Adaptive Efficient Cross-Scale Object Detection

Zhiqi Shao

Published: 08 Feb 2026, Last Modified: 05 May 2026OpenReview Archive Direct UploadEveryoneCC BY-NC 4.0

Abstract: Modern YOLO detectors rely on efficient convolutional designs and increasingly sophisticated attention mechanisms, but most existing architectures still aggregate information locally or model relationships in a pairwise manner. Such designs are often insufficient for complex object detection scenarios that involve occlusion, dense layouts, and large scale variation. We propose an efficient real-time detection framework that introduces adaptive hypergraph reasoning into visual feature learning. Instead of treating spatial positions or feature levels as isolated pairwise interactions, the proposed module constructs latent high-order correlations and performs global cross-location and cross-scale feature enhancement through lightweight hypergraph computation.
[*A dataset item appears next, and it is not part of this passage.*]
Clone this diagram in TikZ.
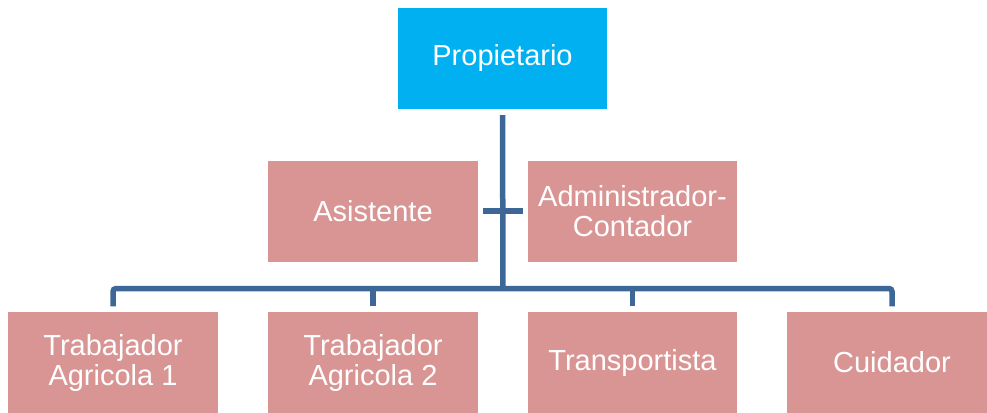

To maximize the utility of these enhanced features, we develop a network-wide aggregation-and-distribution pathway that injects high-order contextual cues into multiple stages of the detector, improving representation synergy across the full pipeline. The architecture is further optimized with depthwise separable convolution blocks, which replace conventional large-kernel convolutions to lower computational cost. Extensive evaluation on MS COCO demonstrates that the proposed method achieves competitive state-of-the-art accuracy with fewer parameters and reduced FLOPs compared with YOLOv11-N, YOLO12-N and YOLOv13-N. These findings suggest that hypergraph-based correlation modeling is a practical direction for building accurate, compact, and real-time object detectors.